Deployment & data plane

The single most consequential decision is where the model runs and under what contract. Get this wrong and nothing else in the architecture matters; every subsequent design decision is downstream of whether PHI can legally flow through the system at all.

HIPAA-eligible inference

Use one of:

  • Direct enterprise contract with the model provider, with a Business Associate Agreement (BAA) that explicitly covers the API endpoints you are using.
  • AWS Bedrock under the AWS BAA, with the specific model confirmed in scope.
  • Google Cloud Vertex AI under the Google Cloud BAA, with the specific model confirmed in scope.
  • Azure OpenAI under the Microsoft BAA, with the specific deployment confirmed in scope.

Default consumer or developer-tier API access is not BAA-covered, even if the underlying model is the same.
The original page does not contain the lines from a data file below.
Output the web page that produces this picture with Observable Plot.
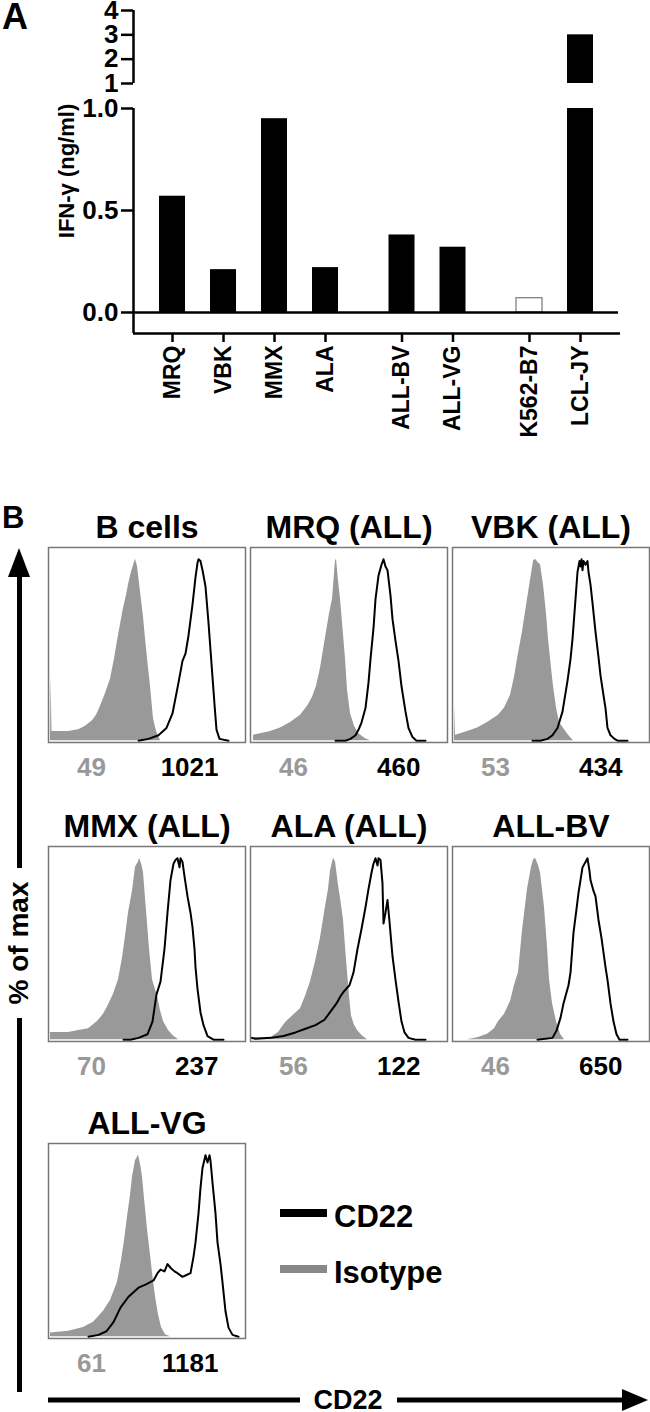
<!DOCTYPE html>
<html><head><meta charset="utf-8">
<script src="https://cdn.jsdelivr.net/npm/d3@7"></script>
<script src="https://cdn.jsdelivr.net/npm/@observablehq/plot@0.6"></script>
<style>
body{margin:0;background:#fff;}
#fig{position:relative;width:650px;height:1412px;overflow:hidden;font-family:"Liberation Sans",Arial,sans-serif;}
#fig > svg{position:absolute;}
</style></head><body><div id="fig"></div>
<script>
// ---------- Panel A data ----------
const cellLines = ["MRQ","VBK","MMX","ALA","ALL-BV","ALL-VG","K562-B7","LCL-JY"];
const cellGroup = [0,0,0,0,1,1,2,2];
const ifnGamma  = [0.57,0.21,0.95,0.22,0.38,0.32,0.07,3.0];
const isNegCtrl = [false,false,false,false,false,false,true,false];
const lowerTicks = [0,0.5,1];
const upperTicks = [1,2,3,4];

// ---------- Panel B data ----------
const panelTitles = ["B cells","MRQ (ALL)","VBK (ALL)","MMX (ALL)","ALA (ALL)","ALL-BV","ALL-VG"];
const isoMFI  = [49,46,53,70,56,46,61];
const cd22MFI = [1021,460,434,237,122,650,1181];
// histograms: [channel, % of max]
const isoBcells = [[0,0],[2,0],[2.5,36],[3.5,5],[20,5],[30,6],[37,8],[44,11],[48,14],[52,19],[57,26],[62,34],[66,45],[69,55],[72,64],[75,73],[78,80],[80,86],[83,93],[87,100],[89,96],[92,82],[95,68],[97,56],[100,40],[102,30],[105,12],[108,5],[112,0],[197,0]];
const cdBcells  = [[90,0],[100,1],[110,3],[118,7],[124,15],[130,32],[134,44],[137,48],[140,58],[144,75],[147,90],[149,98],[150,100],[152,99],[154,94],[157,85],[160,65],[162,50],[164,35],[166,20],[168,6],[171,1],[180,0]];
const isoMRQ = [[0,0],[3,0],[3,3],[20,5],[30,7],[40,10],[50,14],[57,19],[62,24],[66,30],[70,40],[73,50],[76,60],[79,70],[82,78],[84,92],[85,99],[86,100],[88,88],[90,78],[92,65],[95,45],[97,28],[100,15],[104,8],[108,4],[115,1],[120,0],[197,0]];
const cdMRQ  = [[85,0],[95,0],[100,1],[105,3],[108,6],[111,10],[115,18],[118,32],[120,45],[123,62],[125,78],[128,91],[130,95],[131,97],[133,100],[135,96],[137,94],[140,80],[142,67],[145,55],[148,44],[151,30],[155,16],[158,7],[162,2],[166,0],[175,0]];
const isoVBK = [[0,0],[2,0],[2.5,19],[3,3],[15,5],[25,7],[35,10],[46,14],[52,18],[58,25],[62,35],[65,45],[70,60],[75,78],[79,92],[81,99],[83,100],[86,98],[88,97],[91,86],[94,70],[96,56],[99,40],[101,30],[104,18],[107,10],[112,6],[116,3],[121,0],[197,0]];
const cdVBK  = [[80,0],[88,0],[95,1],[100,3],[105,7],[110,16],[115,33],[118,45],[120,56],[123,78],[125,93],[127,99],[128,96],[129,100],[130,94],[131,99],[133,97],[135,99],[136,93],[138,86],[140,76],[143,60],[146,46],[148,36],[151,25],[153,18],[155,7],[158,3],[162,1],[165,0],[175,0]];
const isoMMX = [[0,0],[2,0],[2,4],[10,4],[20,4],[30,5],[40,6],[49,10],[55,14],[59,18],[65,25],[70,33],[74,45],[77,57],[80,70],[84,82],[87,95],[90,98],[91,100],[93,97],[95,92],[97,78],[99,64],[101,50],[104,33],[109,24],[112,16],[115,10],[120,5],[125,2],[130,0],[197,0]];
const cdMMX  = [[75,0],[82,0],[90,1],[99,3],[104,10],[108,25],[112,32],[116,50],[119,70],[122,88],[125,97],[127,99],[129,100],[131,95],[132,100],[134,98],[136,90],[139,79],[142,70],[144,62],[146,50],[147,40],[149,28],[152,15],[155,8],[159,2],[165,0],[175,0]];
const isoALA = [[0,0],[2,0],[2,1],[20,1],[28,4],[33,8],[36,10],[42,13],[50,17],[55,24],[60,32],[65,43],[70,56],[74,70],[78,83],[80,93],[83,100],[85,98],[88,85],[90,78],[93,66],[95,51],[97,37],[99,24],[101,13],[104,8],[107,5],[112,2],[117,0],[197,0]];
const cdALA  = [[1,1],[5,0.5],[20,1],[33,2],[45,4],[55,6],[65,8],[74,11],[82,17],[86,20],[90,24],[94,27],[99,30],[103,37],[107,50],[111,61],[115,73],[118,83],[121,92],[123,97],[125,100],[127,96],[128,100],[130,99],[132,86],[133,64],[135,70],[137,77],[139,65],[142,46],[145,33],[148,21],[151,10],[154,4],[158,1],[165,0],[175,0]];
const isoBV  = [[0,0],[15,0],[25,1],[35,3],[42,6],[46,10],[52,14],[58,21],[62,30],[66,37],[70,60],[75,83],[79,95],[81,99],[83,100],[86,96],[88,92],[92,73],[95,51],[97,33],[100,20],[104,10],[108,3],[112,0],[197,0]];
const cdBV   = [[85,0],[100,1],[104,5],[108,12],[111,20],[114,26],[116,30],[118,37],[121,59],[124,72],[126,81],[128,88],[130,95],[133,98],[135,100],[137,93],[138,88],[141,82],[143,79],[146,66],[149,56],[151,48],[153,40],[155,33],[158,20],[161,10],[164,3],[167,0],[175,0]];
const isoVG  = [[0,0],[2,0],[2,2],[20,3],[35,5],[45,8],[55,14],[62,20],[69,30],[73,42],[76,53],[79,66],[82,78],[84,88],[87,97],[90,100],[92,95],[94,88],[96,76],[99,59],[102,45],[104,35],[107,22],[110,12],[113,5],[117,1],[122,0],[197,0]];
const cdVG   = [[40,0],[50,1],[58,3],[65,8],[72,16],[80,22],[90,27],[98,29],[105,31],[109,35],[112,37],[116,36],[119,40],[122,38],[126,36],[129,35],[134,33],[138,34],[142,35],[145,44],[147,52],[150,68],[152,82],[154,93],[157,100],[159,96],[161,100],[162,97],[164,85],[167,68],[169,52],[172,40],[174,30],[177,14],[180,5],[184,1],[190,0]];
const isoCurves = [isoBcells,isoMRQ,isoVBK,isoMMX,isoALA,isoBV,isoVG];
const cdCurves  = [cdBcells,cdMRQ,cdVBK,cdMMX,cdALA,cdBV,cdVG];

// ---------- layout ----------
const FONT = "Liberation Sans, Arial, sans-serif";
const fig = document.getElementById("fig");
function place(el, left, top){ el.style.position="absolute"; el.style.left=left+"px"; el.style.top=top+"px"; fig.appendChild(el); }

const bars = cellLines.map((name,i)=>({name, pos: i + 0.5*cellGroup[i], v: ifnGamma[i], ctrl: isNegCtrl[i]}));
const xDom = [-0.765, 8.745];
const plotL = 133, plotR = 618;
const pxPerX = (plotR - plotL) / (xDom[1] - xDom[0]);
const halfW = 13 / pxPerX;           // half bar width
const yTickLen = 12 / pxPerX;        // y tick length in x units
const xMin = xDom[0], xMax = xDom[1];

// upper (broken) segment 1-4
const upperH = 92, upperTop = 10, upperBot = 9;
const upper = Plot.plot({
  width: 650, height: upperH, marginLeft: plotL, marginRight: 650 - plotR, marginTop: upperTop, marginBottom: upperBot,
  style: {fontFamily: FONT, background: "transparent", overflow: "visible"},
  x: {domain: xDom, axis: null},
  y: {domain: [1,4], axis: null},
  marks: [
    Plot.rectY(bars.filter(d=>d.v>1), {x1: d=>d.pos-halfW, x2: d=>d.pos+halfW, y1: 1, y2: d=>d.v, fill: "black"}),
    Plot.ruleX([xMin], {y1: 1, y2: 4, strokeWidth: 2.5}),
    Plot.ruleY(upperTicks, {x1: xMin - yTickLen, x2: xMin, strokeWidth: 2.5}),
    Plot.text(upperTicks, {x: xMin, y: d=>d, text: d=>String(d), textAnchor: "end", dx: -15, fontSize: 26, fontWeight: "bold", fill: "#000"})
  ]
});
place(upper, 0, 0);

// lower segment 0-1 with x axis
const yAxisDrop = -0.103;
const lowerH = 360, lowerTop = 16, lowerBot = 119;
const pxPerY = (lowerH - lowerTop - lowerBot) / (1 - yAxisDrop);
const xTickLen = 9 / pxPerY;
const lower = Plot.plot({
  width: 650, height: lowerH, marginLeft: plotL, marginRight: 650 - plotR, marginTop: lowerTop, marginBottom: lowerBot,
  style: {fontFamily: FONT, background: "transparent", overflow: "visible"},
  x: {domain: xDom, axis: null},
  y: {domain: [yAxisDrop, 1], axis: null},
  marks: [
    Plot.rectY(bars.filter(d=>!d.ctrl), {x1: d=>d.pos-halfW, x2: d=>d.pos+halfW, y1: 0, y2: d=>Math.min(d.v,1), fill: "black"}),
    Plot.rectY(bars.filter(d=>d.ctrl), {x1: d=>d.pos-halfW, x2: d=>d.pos+halfW, y1: 0, y2: d=>d.v, fill: "white", stroke: "#777", strokeWidth: 1.2}),
    Plot.ruleY([0], {x1: xMin, x2: xMax, strokeWidth: 2.5}),
    Plot.ruleY([yAxisDrop], {x1: xMin, x2: xMax + 0.04, strokeWidth: 2.5}),
    Plot.ruleX([xMin], {y1: yAxisDrop, y2: 1, strokeWidth: 2.5}),
    Plot.ruleY(lowerTicks, {x1: xMin - yTickLen, x2: xMin, strokeWidth: 2.5}),
    Plot.text(lowerTicks, {x: xMin, y: d=>d, text: d3.format(".1f"), textAnchor: "end", dx: -15, fontSize: 26, fontWeight: "bold", fill: "#000"}),
    Plot.ruleX(bars, {x: "pos", y1: yAxisDrop, y2: yAxisDrop - xTickLen, strokeWidth: 2.5}),
    Plot.text(bars, {x: "pos", y: yAxisDrop, text: "name", rotate: -90, textAnchor: "end", dy: 12, fontSize: 23, fontWeight: "bold", fill: "#000"})
  ]
});
place(lower, 0, upperH);

// Panel B histograms
const colX = [48, 250, 452];
const rowTop = [547, 846, 1143];
const boxW = 197, boxH = 195, mT = 40, mB = 40;
panelTitles.forEach((title, i) => {
  const c = i % 3, r = Math.floor(i / 3);
  const p = Plot.plot({
    width: boxW, height: boxH + mT + mB, marginLeft: 0, marginRight: 0, marginTop: mT, marginBottom: mB,
    style: {fontFamily: FONT, background: "transparent", overflow: "visible"},
    x: {domain: [0, 197], axis: null},
    y: {domain: [-1, 106.5], axis: null},
    marks: [
      Plot.areaY(isoCurves[i], {x: d=>d[0], y: d=>d[1], fill: "#999"}),
      Plot.lineY(cdCurves[i], {x: d=>d[0], y: d=>d[1], stroke: "#000", strokeWidth: 2}),
      Plot.frame({stroke: "#777", strokeWidth: 1.5}),
      Plot.text([title], {text: d=>d, frameAnchor: "top", lineAnchor: "bottom", dy: -10, fontSize: 32, fontWeight: "bold", fill: "#000"}),
      Plot.text([isoMFI[i]], {text: d=>String(d), frameAnchor: "bottom-left", textAnchor: "middle", lineAnchor: "bottom", dx: 43, dy: 33, fontSize: 26, fontWeight: "bold", fill: "#999"}),
      Plot.text([cd22MFI[i]], {text: d=>String(d), frameAnchor: "bottom-left", textAnchor: "end", lineAnchor: "bottom", dx: 170, dy: 33, fontSize: 26, fontWeight: "bold", fill: "#000"})
    ]
  });
  place(p, colX[c], rowTop[r] - mT);
});

// decorations: panel letters, axis labels, arrows, legend
const ns = "http://www.w3.org/2000/svg";
const deco = document.createElementNS(ns, "svg");
deco.setAttribute("width", 650); deco.setAttribute("height", 1412);
deco.style.position = "absolute"; deco.style.left = "0px"; deco.style.top = "0px";
deco.style.fontFamily = FONT; deco.style.fontWeight = "bold";
deco.innerHTML = `
  <text x="2" y="29" font-size="36">A</text>
  <text x="2" y="528" font-size="31">B</text>
  <text transform="translate(74,171) rotate(-90)" text-anchor="middle" font-size="22">IFN-γ (ng/ml)</text>
  <polygon points="19,548 8,577 30,577" fill="#000"/>
  <line x1="19.5" y1="575" x2="19.5" y2="868" stroke="#000" stroke-width="5"/>
  <text transform="translate(28,943) rotate(-90)" text-anchor="middle" font-size="28">% of max</text>
  <line x1="19.5" y1="1018" x2="19.5" y2="1392" stroke="#000" stroke-width="5"/>
  <line x1="48" y1="1400" x2="300" y2="1400" stroke="#000" stroke-width="5"/>
  <text x="348" y="1409" text-anchor="middle" font-size="27">CD22</text>
  <line x1="397" y1="1400" x2="626" y2="1400" stroke="#000" stroke-width="5"/>
  <polygon points="622,1389 648,1400 622,1411" fill="#000"/>
  <line x1="280" y1="1213" x2="327" y2="1213" stroke="#000" stroke-width="8"/>
  <line x1="280" y1="1269" x2="327" y2="1269" stroke="#888" stroke-width="8"/>
  <text x="334" y="1227" font-size="31">CD22</text>
  <text x="334" y="1283" font-size="31">Isotype</text>
`;
fig.appendChild(deco);
</script></body></html>
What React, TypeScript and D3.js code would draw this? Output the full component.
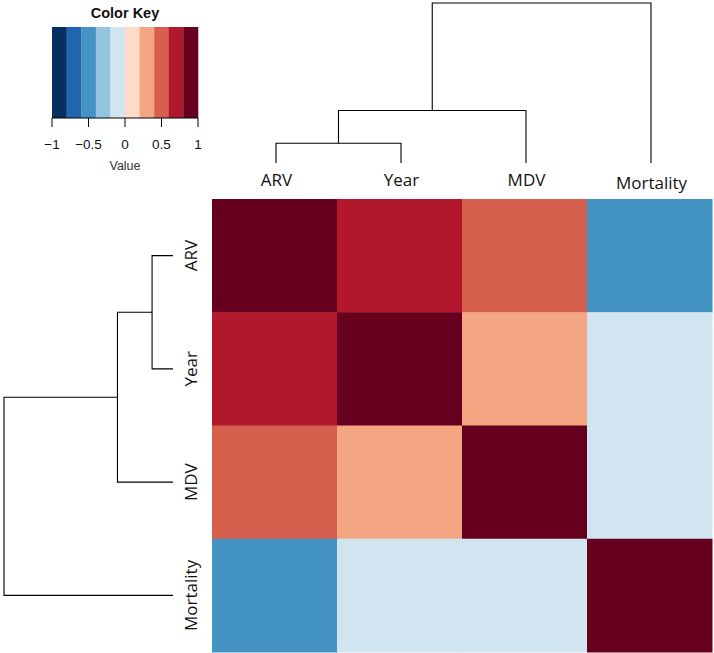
import React from "react";
import * as d3 from "d3";

const variables = ["ARV", "Year", "MDV", "Mortality"];
// correlation matrix (rows and columns in variable order)
const rowARV = [1.0, 0.72, 0.52, -0.48];
const rowYear = [0.72, 1.0, 0.33, -0.12];
const rowMDV = [0.52, 0.33, 1.0, -0.08];
const rowMortality = [-0.48, -0.12, -0.08, 1.0];
const matrix = [rowARV, rowYear, rowMDV, rowMortality];

// hierarchical clustering merges: [left, right, height]; leaves are 0..3, merged nodes are 4..
const merges: [number, number, number][] = [
  [0, 1, 0.52],
  [4, 2, 1.38],
  [5, 3, 4.2],
];

const keyTicks = [-1, -0.5, 0, 0.5, 1];
const keyColors = [
  "#053061", "#2166ac", "#4393c3", "#92c5de", "#d1e5f0",
  "#fddbc7", "#f4a582", "#d6604d", "#b2182b", "#67001f",
];

const W = 714;
const H = 653;
const hm = { x0: 212, x1: 712, y0: 199, y1: 652 };

function dendroSegments(
  leafPos: (i: number) => number,
  hScale: d3.ScaleLinear<number, number>
) {
  const pos: number[] = variables.map((_, i) => leafPos(i));
  const ht: number[] = variables.map(() => 0);
  const segs: { p: number; h: number; p2: number; h2: number; hm: number }[] = [];
  merges.forEach(([a, b, h]) => {
    segs.push({ p: pos[a], h: ht[a], p2: pos[b], h2: ht[b], hm: h });
    pos.push((pos[a] + pos[b]) / 2);
    ht.push(h);
  });
  return segs.map((s) => ({
    p1: s.p,
    a1: hScale(s.h),
    p2: s.p2,
    a2: hScale(s.h2),
    am: hScale(s.hm),
  }));
}

export default function App() {
  const x = d3.scaleBand<string>().domain(variables).range([hm.x0, hm.x1]);
  const y = d3.scaleBand<string>().domain(variables).range([hm.y0, hm.y1]);
  const color = d3
    .scaleQuantize<string>()
    .domain([-1, 1])
    .range(keyColors);

  const maxH = d3.max(merges, (m) => m[2]) as number;
  const topH = d3.scaleLinear().domain([0, maxH]).range([163, 3]);
  const leftH = d3.scaleLinear().domain([0, maxH]).range([173, 4]);

  const topSegs = dendroSegments(
    (i) => (x(variables[i]) as number) + x.bandwidth() / 2 + 1.5,
    topH
  );
  const leftSegs = dendroSegments(
    (i) => (y(variables[i]) as number) + y.bandwidth() / 2,
    leftH
  );

  const kx = d3.scaleLinear().domain([-1, 1]).range([52, 198]);
  const keyTop = 27;
  const keyBottom = 118;
  const binW = (kx(1) - kx(-1)) / keyColors.length;

  const font = "'Open Sans', 'Noto Sans', sans-serif";
  const keyFont = "'Liberation Sans', Arial, sans-serif";

  return (
    <svg
      width={W}
      height={H}
      style={{ position: "absolute", left: 0, top: 0, background: "#fff" }}
    >
      {/* heatmap cells */}
      {matrix.map((row, ri) =>
        row.map((v, ci) => (
          <rect
            key={`${ri}-${ci}`}
            x={x(variables[ci])}
            y={y(variables[ri])}
            width={x.bandwidth() + 0.5}
            height={y.bandwidth() + 0.5}
            fill={color(v)}
          />
        ))
      )}

      {/* top dendrogram */}
      <g fill="none" stroke="#000" strokeWidth={1.1}>
        {topSegs.map((s, i) => (
          <path
            key={i}
            d={`M${s.p1},${s.a1}V${s.am}H${s.p2}V${s.a2}`}
          />
        ))}
      </g>
      {/* left dendrogram */}
      <g fill="none" stroke="#000" strokeWidth={1.1}>
        {leftSegs.map((s, i) => (
          <path
            key={i}
            d={`M${s.a1},${s.p1}H${s.am}V${s.p2}H${s.a2}`}
          />
        ))}
      </g>

      {/* column labels */}
      {variables.map((v) => (
        <text
          key={v}
          x={(x(v) as number) + x.bandwidth() / 2 + 2}
          y={/[gjpqy]/.test(v) ? 189 : 186}
          textAnchor="middle"
          fontFamily={font}
          fontSize={17}
          fill="#111"
        >
          {v}
        </text>
      ))}

      {/* row labels */}
      {variables.map((v) => {
        const cy = (y(v) as number) + y.bandwidth() / 2;
        return (
          <text
            key={v}
            transform={`translate(197,${cy}) rotate(-90)`}
            textAnchor="middle"
            fontFamily={font}
            fontSize={17}
            fill="#111"
          >
            {v}
          </text>
        );
      })}

      {/* color key */}
      <text
        x={125}
        y={18}
        textAnchor="middle"
        fontFamily={keyFont}
        fontWeight="bold"
        fontSize={14.5}
        fill="#111"
      >
        Color Key
      </text>
      {keyColors.map((c, i) => (
        <rect
          key={c}
          x={kx(-1) + i * binW}
          y={keyTop}
          width={binW + 0.3}
          height={keyBottom - keyTop}
          fill={c}
        />
      ))}
      <g stroke="#000" strokeWidth={1}>
        <line x1={kx(-1)} x2={kx(1)} y1={keyBottom} y2={keyBottom} />
        {keyTicks.map((t) => (
          <line key={t} x1={kx(t)} x2={kx(t)} y1={keyBottom} y2={keyBottom + 9} />
        ))}
      </g>
      {keyTicks.map((t) => (
        <text
          key={t}
          x={kx(t)}
          y={149}
          textAnchor="middle"
          fontFamily={keyFont}
          fontSize={13.5}
          fill="#111"
        >
          {d3.format("")(t)}
        </text>
      ))}
      <text
        x={125}
        y={170}
        textAnchor="middle"
        fontFamily={keyFont}
        fontSize={12.5}
        fill="#333"
      >
        Value
      </text>
    </svg>
  );
}
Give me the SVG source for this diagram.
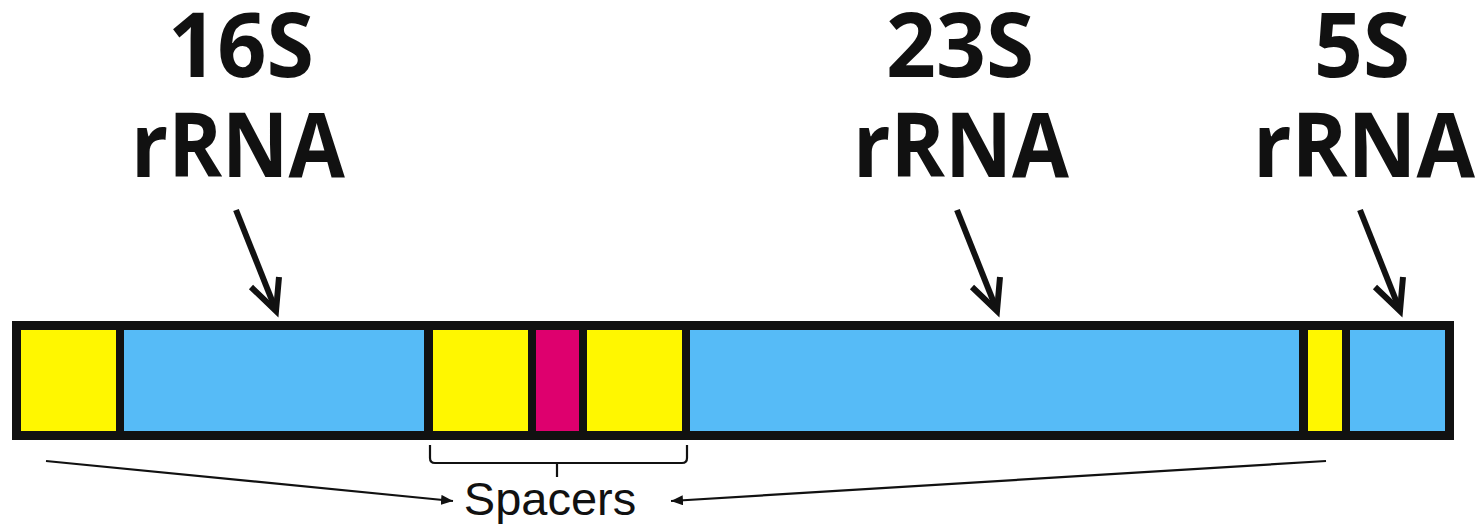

The contract is the difference, not the model weights.

What to verify before sending PHI

  • BAA executed with the model provider.
  • BAA executed with the cloud host (if different).
  • BAAs in place with every subprocessor in the chain (logging, observability, fine-tuning vendors, vector DB host).
  • Zero data retention confirmed in writing: prompts and completions are not retained for vendor model improvement or human review.
  • Vendor-side telemetry disabled or replaced with your own HIPAA-controlled logging.
  • Specific features in scope. Not all betas, tools, or model variants are BAA-eligible. Verify the exact configuration.
  • Data residency pinned to US (or your required region). HIPAA does not strictly mandate residency, but payer contracts and state law often do.
  • Model improvement opt-ins disabled.

Tenancy and isolation

Single-tenant or strongly isolated multi-tenant. If your platform serves multiple covered entities, every layer (inference, retrieval index, logs, caches) must enforce tenant boundaries. Cross-tenant retrieval is the failure mode that ends companies.

Network architecture

  • Private connectivity to inference endpoints (VPC endpoints, Private Service Connect) where supported.
  • Egress controls so the model context cannot exfiltrate PHI to unintended destinations.
  • Secrets in a managed secrets store, not in code or environment files.

What "model + version" means in clinical context

Pin to a specific model version. Auto-upgrades to a "latest" alias change the system's behavior without notice: fine for a chatbot, not fine for clinical generation. Treat version changes as code changes: re-run evaluation, document the diff, get clinical sign-off.

Common mistakes

  • Treating the BAA as a procurement formality instead of a system-design constraint. Read it. Understand what's in scope.
  • Forgetting that embeddings are PHI. The vector store hosting embeddings of clinical text needs the same controls as the EHR.
  • Assuming "we'll add the BAA before launch" is acceptable. PHI sent before the BAA is in place is a breach, retroactively un-fixable.
  • Leaving default vendor request-logging on. Many providers log requests by default for abuse monitoring; this requires an explicit opt-out and a contractual carve-out.